In advance of each round of updates, Microsoft offers a notice on its Web site so I.T. professionals, for whom updating and patching systems has evolved into a full-time affair, can plan accordingly.

But Microsoft typically does not say what problems those updates will fix, merely naming the products -- such as Windows or Office -- that the updates address.

Then There Were Four

Altogether, eight security updates were initially planned. Now, according to its Web site, Microsoft will release four. Only one of those updates will deal with Windows. That update is rated "critical," the most severe rating Microsoft gives to a software patch. It will require a system restart.

The rest of Tuesday's patches deal with Office. Microsoft also rates these updates "critical," meaning they patch flaws that, if exploited, could bring substantial harm to end users' machines and corporate networks. Often such updates are designed to prevent virus attacks and worms from spreading.

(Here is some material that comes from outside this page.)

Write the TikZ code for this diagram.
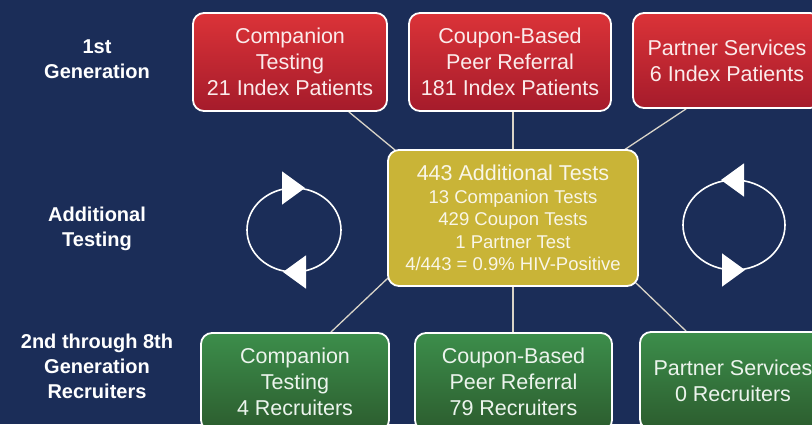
\documentclass[tikz,border=0pt]{standalone}
\usepackage{fontspec}
\setmainfont{Liberation Sans}
\usetikzlibrary{arrows.meta,calc,backgrounds,decorations.markings}
\definecolor{navy}{HTML}{1B2D58}
\definecolor{redtop}{HTML}{DB3338}
\definecolor{redbot}{HTML}{A51B2B}
\definecolor{gold}{HTML}{C9B437}
\definecolor{greentop}{HTML}{3C8E4B}
\definecolor{greenbot}{HTML}{2C5C2E}
\definecolor{linkgrey}{HTML}{D9D4C8}
\tikzset{
  genbox/.style  = {rectangle, rounded corners=11pt, draw=white, line width=1.8pt,
                    align=center, inner sep=0pt, font=\fontsize{21.5}{26}\selectfont},
  idxbox/.style  = {genbox, top color=redtop, bottom color=redbot, text=white!90!redtop},
  recbox/.style  = {genbox, top color=greentop, bottom color=greenbot, text=white!90!greentop},
  testbox/.style = {genbox, fill=gold, text=white!88!gold, font=\fontsize{18.5}{22.5}\selectfont},
  rowlbl/.style  = {font=\bfseries\fontsize{20}{25}\selectfont, text=white, align=center},
  link/.style    = {draw=linkgrey, line width=1.3pt},
  loop/.style    = {draw=white, line width=1.6pt},
  looptip/.tip   = {Triangle[length=23pt, width=33pt]},
  % clockwise loop: tips point right on top, left below
  cwloop/.style  = {loop, postaction=decorate, decoration={markings,
                    mark=at position 0.25 with {\arrowreversed[xshift=-11pt]{looptip}},
                    mark=at position 0.75 with {\arrowreversed[xshift=-11pt]{looptip}}}},
  % counter-clockwise loop: tips point left on top, right below
  ccwloop/.style = {loop, postaction=decorate, decoration={markings,
                    mark=at position 0.25 with {\arrow[xshift=13pt]{looptip}},
                    mark=at position 0.75 with {\arrow[xshift=11pt]{looptip}}}},
}

\begin{document}
\begin{tikzpicture}[x=1pt, y=1pt]
  \useasboundingbox (0,0) rectangle (812,-424);
  \clip (0,0) rectangle (812,-424);

  % row labels
  \node[rowlbl] (lblgen1) at (97,-59.5) {1st\\Generation};
  \node[rowlbl] (lbladd)  at (97,-228.5) {Additional\\Testing};
  \node[rowlbl] (lblgen2) at (97,-366) {2nd through 8th\\Generation\\Recruiters};

  % first generation
  \node[idxbox, minimum width=194pt, minimum height=98pt] (comp1) at (290,-62)
    {Companion\\Testing\\21 Index Patients};
  \node[idxbox, minimum width=202pt, minimum height=98pt] (coup1) at (510,-62)
    {Coupon-Based\\Peer Referral\\181 Index Patients};
  \node[idxbox, minimum width=188pt, minimum height=95pt] (part1) at (727,-60.5)
    {Partner Services\\6 Index Patients};

  % additional testing
  \node[testbox, minimum width=250pt, minimum height=136pt] (tests) at (513,-218)
    {{\fontsize{21.5}{22.5}\selectfont 443 Additional Tests}\\13 Companion Tests\\429 Coupon Tests\\
     1 Partner Test\\4/443 = 0.9\% HIV-Positive};

  % later generations
  \node[recbox, minimum width=188pt, minimum height=98pt] (comp2) at (295,-382)
    {Companion\\Testing\\4 Recruiters};
  \node[recbox, minimum width=197pt, minimum height=98pt] (coup2) at (513.5,-382)
    {Coupon-Based\\Peer Referral\\79 Recruiters};
  \node[recbox, minimum width=186pt, minimum height=98pt] (part2) at (733,-381)
    {Partner Services\\0 Recruiters};

  \begin{scope}[on background layer]
    \fill[navy] (0,0) rectangle (812,-424);
    \draw[link] ($(comp1.south east)+(-39,0)$) -- ($(tests.north west)+(8,-1)$);
    \draw[link] (tests.north |- coup1.south) -- (tests.north);
    \draw[link] ($(part1.south west)+(54,0)$) -- ($(tests.north east)+(-15,-1)$);
    \draw[link] ($(tests.south west)+(1,9)$) -- ($(comp2.north east)+(-59,0)$);
    \draw[link] (tests.south) -- (tests.south |- coup2.north);
    \draw[link] ($(tests.south east)+(-3,4)$) -- ($(part2.north west)+(47,0)$);
  \end{scope}

  % testing loops
  \coordinate (loopL) at (294,-230);
  \coordinate (loopR) at (734,-225);
  \draw[cwloop] (loopL) ellipse[x radius=47, y radius=42];
  \draw[ccwloop] (loopR) ellipse[x radius=51, y radius=45];
\end{tikzpicture}
\end{document}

Microsoft also plans to update the Windows Malicious Software Removal Tool through Windows Update, Microsoft Update, Windows Server Update Services, and Microsoft's Download Center, but not through Microsoft's Software Update Services. Microsoft offered no reason for the exclusion of this last service.

Reasons Unknown

Microsoft also gave no reason for dropping four of tomorrow's planned updates, but it is likely that Redmond is delaying them to ensure they work properly.

Because updates can alter key components of Windows, Office, and other software, pains are taken to ensure that each update stops old problems instead of starting new ones.

In addition to the other patches, Microsoft will release two updates that are not related to security. It lists both as high-priority updates but, as with other announced patches, the company did not specify the features or precise systems these updates will affect.